March/April
It is “salmon weather” in the canyon. Cold nights, an occasional snow or sleet—the breath of winter lasting longer. A slight annoyance to those of us done with winter. During a brief warming period in early March, when we thought spring was here, the river was running high. It was tempting to begin planning what to put in my planting barrels. The river soon dropped enough to reveal new gravel beds where salmon might spawn in the coming summer. But for now, the return of wintry precipitation is making the water rise once again, sending its chilling effect towards deeper waters pooling downstream. The salmon will be happy with this infusion of cold water. They will need to traverse those pools during their upriver summer trek. Hot water kills salmon.

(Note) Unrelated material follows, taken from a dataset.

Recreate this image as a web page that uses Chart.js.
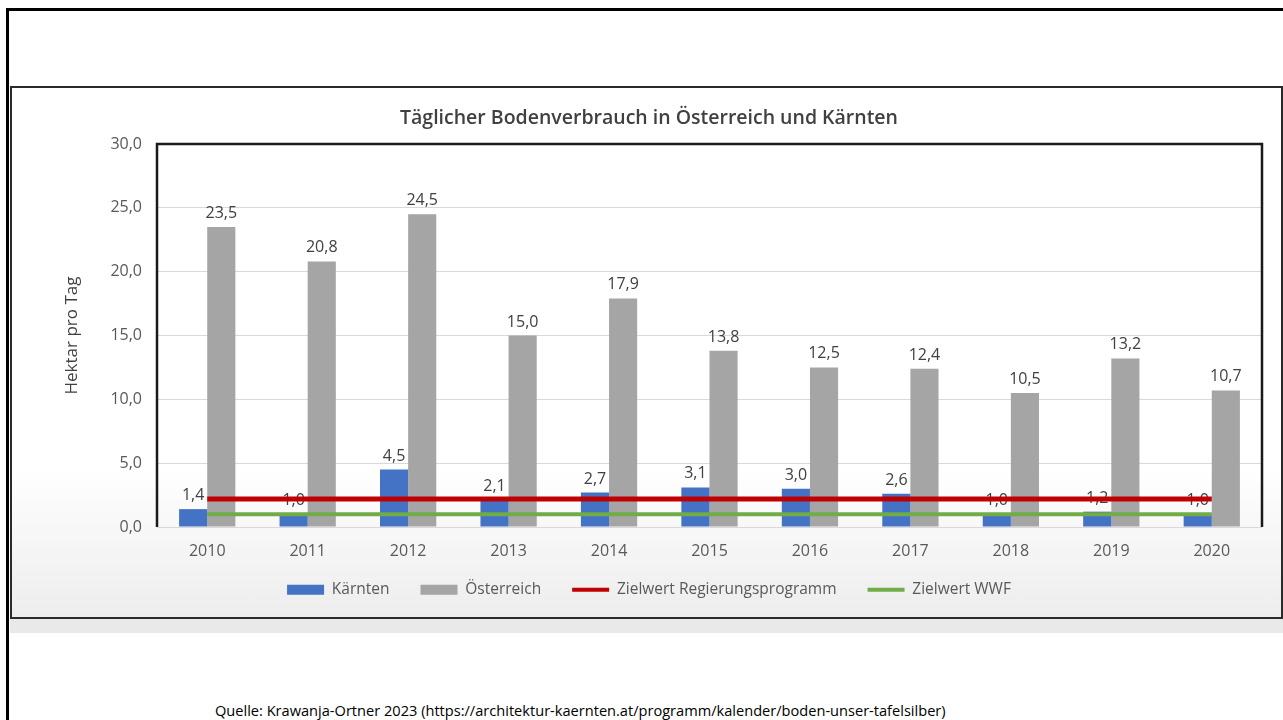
<!DOCTYPE html>
<html lang="de">
<head>
<meta charset="utf-8">
<title>Täglicher Bodenverbrauch</title>
<script src="https://cdn.jsdelivr.net/npm/chart.js@4.4.1/dist/chart.umd.min.js"></script>
<style>
  html, body { margin: 0; padding: 0; background: #fff; }
  body { width: 1283px; height: 720px; position: relative; overflow: hidden; font-family: "Open Sans", sans-serif; }
  .frame { position: absolute; left: 6px; top: 8px; width: 1300px; height: 720px; border-left: 3px solid #000; border-top: 3px solid #000; }
  .box { position: absolute; left: 10px; top: 86px; width: 1269px; height: 529px; border: 2px solid #2b2b2b;
         background: linear-gradient(to bottom, #fff 0%, #fff 72%, #ededed 100%); }
  .shadow { position: absolute; left: 10px; top: 619px; width: 1273px; height: 14px; background: #e9e9e9; }
  .box canvas { display: block; }
  .quelle { position: absolute; left: 215px; top: 700px; font-size: 14.6px; color: #000; white-space: nowrap; }
</style>
</head>
<body>
<div class="frame"></div>
<div class="box"><canvas id="grafik" width="1269" height="529"></canvas></div>
<div class="shadow"></div>
<div class="quelle">Quelle: Krawanja-Ortner 2023 (https://architektur-kaernten.at/programm/kalender/boden-unser-tafelsilber)</div>
<script>
const jahre = ['2010', '2011', '2012', '2013', '2014', '2015', '2016', '2017', '2018', '2019', '2020'];
const kaernten = [1.4, 1.0, 4.5, 2.1, 2.7, 3.1, 3.0, 2.6, 1.0, 1.2, 1.0];
const oesterreich = [23.5, 20.8, 24.5, 15.0, 17.9, 13.8, 12.5, 12.4, 10.5, 13.2, 10.7];
const zielRegierung = [2.2, 2.2, 2.2, 2.2, 2.2, 2.2, 2.2, 2.2, 2.2, 2.2, 2.2];
const zielWWF = [1.0, 1.0, 1.0, 1.0, 1.0, 1.0, 1.0, 1.0, 1.0, 1.0, 1.0];
const yTicks = [0, 5, 10, 15, 20, 25, 30];

const fmt = v => v.toFixed(1).replace('.', ',');
const schrift = '"Open Sans", sans-serif';

// Werte über den Balken, vor den Linien gezeichnet
const wertLabels = {
    id: 'wertLabels',
    afterDatasetDraw(chart, args) {
        const ds = chart.data.datasets[args.index];
        if (ds.type !== 'bar') return;
        const ctx = chart.ctx;
        ctx.save();
        ctx.font = '16px ' + schrift;
        ctx.fillStyle = '#404040';
        ctx.textAlign = 'center';
        ctx.textBaseline = 'alphabetic';
        args.meta.data.forEach((bar, i) => {
            ctx.fillText(fmt(ds.data[i]), bar.x, bar.y - 9);
        });
        ctx.restore();
    }
};

// schwarzer Rahmen um die Zeichenfläche (links, oben, rechts)
const rahmen = {
    id: 'rahmen',
    beforeDatasetsDraw(chart) {
        const { ctx, chartArea: a } = chart;
        ctx.save();
        ctx.strokeStyle = '#1a1a1a';
        ctx.lineWidth = 2.5;
        ctx.beginPath();
        ctx.moveTo(a.left, a.bottom);
        ctx.lineTo(a.left, a.top);
        ctx.lineTo(a.right, a.top);
        ctx.lineTo(a.right, a.bottom);
        ctx.stroke();
        ctx.restore();
    }
};

const ctx = document.getElementById('grafik').getContext('2d');
new Chart(ctx, {
    type: 'bar',
    data: {
        labels: jahre,
        datasets: [
            { type: 'bar', label: 'Kärnten', data: kaernten, backgroundColor: '#4472C4', borderWidth: 0, order: 1 },
            { type: 'bar', label: 'Österreich', data: oesterreich, backgroundColor: '#A5A5A5', borderWidth: 0, order: 1 },
            { type: 'line', label: 'Zielwert Regierungsprogramm', data: zielRegierung, borderColor: '#C00000', backgroundColor: '#C00000',
              borderWidth: 5, pointRadius: 0, fill: false, order: 0 },
            { type: 'line', label: 'Zielwert WWF', data: zielWWF, borderColor: '#70AD47', backgroundColor: '#70AD47',
              borderWidth: 4, pointRadius: 0, fill: false, order: 0 }
        ]
    },
    options: {
        responsive: false,
        animation: false,
        categoryPercentage: 0.56,
        barPercentage: 1.0,
        layout: { padding: { left: 24, right: 19, top: 8, bottom: 9.5 } },
        plugins: {
            tooltip: { enabled: false },
            title: {
                display: true,
                text: 'Täglicher Bodenverbrauch in Österreich und Kärnten',
                color: '#404040',
                font: { family: schrift, size: 19.5, weight: '600' },
                padding: { top: 11, bottom: 13.6 }
            },
            legend: {
                position: 'bottom',
                labels: {
                    color: '#595959',
                    font: { family: schrift, size: 15.5 },
                    usePointStyle: true,
                    pointStyleWidth: 37,
                    boxHeight: 10,
                    padding: 31,
                    sort: (a, b) => a.datasetIndex - b.datasetIndex,
                    generateLabels(chart) {
                        const items = Chart.defaults.plugins.legend.labels.generateLabels(chart);
                        items.forEach(it => {
                            const ds = chart.data.datasets[it.datasetIndex];
                            if (ds.type === 'line') {
                                it.pointStyle = 'line';
                                it.lineWidth = 4;
                                it.strokeStyle = ds.borderColor;
                            } else {
                                it.pointStyle = 'rect';
                                it.lineWidth = 0;
                            }
                        });
                        return items;
                    }
                }
            }
        },
        scales: {
            x: {
                grid: { display: false, drawTicks: false },
                border: { display: false },
                ticks: { color: '#595959', font: { family: schrift, size: 16 }, padding: 15, maxRotation: 0, autoSkip: false },
                afterFit(scale) {
                    scale.height = 24;
                    // Beschriftung darf unter die knappe Achsenbox reichen
                    scale._computeLabelArea = () => undefined;
                }
            },
            y: {
                min: 0,
                max: 30,
                grid: { color: '#d9d9d9', lineWidth: 1, drawTicks: false },
                border: { display: false },
                afterBuildTicks(scale) { scale.ticks = yTicks.map(v => ({ value: v })); },
                ticks: { color: '#595959', font: { family: schrift, size: 16 }, padding: 15, callback: v => fmt(v) },
                title: {
                    display: true,
                    text: 'Hektar pro Tag',
                    color: '#404040',
                    font: { family: schrift, size: 17 },
                    padding: { top: 26, bottom: 0 }
                },
                afterFit(scale) { scale.width = 121; }
            }
        }
    },
    plugins: [wertLabels, rahmen]
});
</script>
</body>
</html>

This year one of my measures of “salmon weather” was a spigot of water arching off a rock wall in a wooded area down from my cabin. On some mornings, the spigot’s flow has been edged with ice, but dangling in its funnel were green filaments and the carapace of a caterpillar, evidence of last summer’s largesse and this summer’s bounty to come. I was puzzled at how water could spout from solid rock, but the mystery was solved a few days later when a sheet of moss peeled off the wall and the spigot disappeared. Water coursing down the rock face had been hitting a protrusion of moss. Now the bare rock glints with water.
Just down from where the spigot was located is a little waterfall flowing out from under a skirting of tree roots. Both the water flowing down the rock face and the waterfall's width were a barometer of the erratic weather.
Underfoot by the waterfall's splashing, the earth is spongy. And under that, beyond what I can see and feel, more water seeps through dirt and around stones—water which will eventually carry its “salmon weather” chill into the nearby river in time for those fall upriver salmon runs. In the meantime, the wet weather is brightening the moss all around the canyon, itself a habitat for snails, red mites, and at least one purple caterpillar riding on the back of a snail.
When I feel disgruntled at the return of cold weather, I remind myself once again of the spigot, the mite, the moss, and the salmon. I can set aside my petty human annoyance.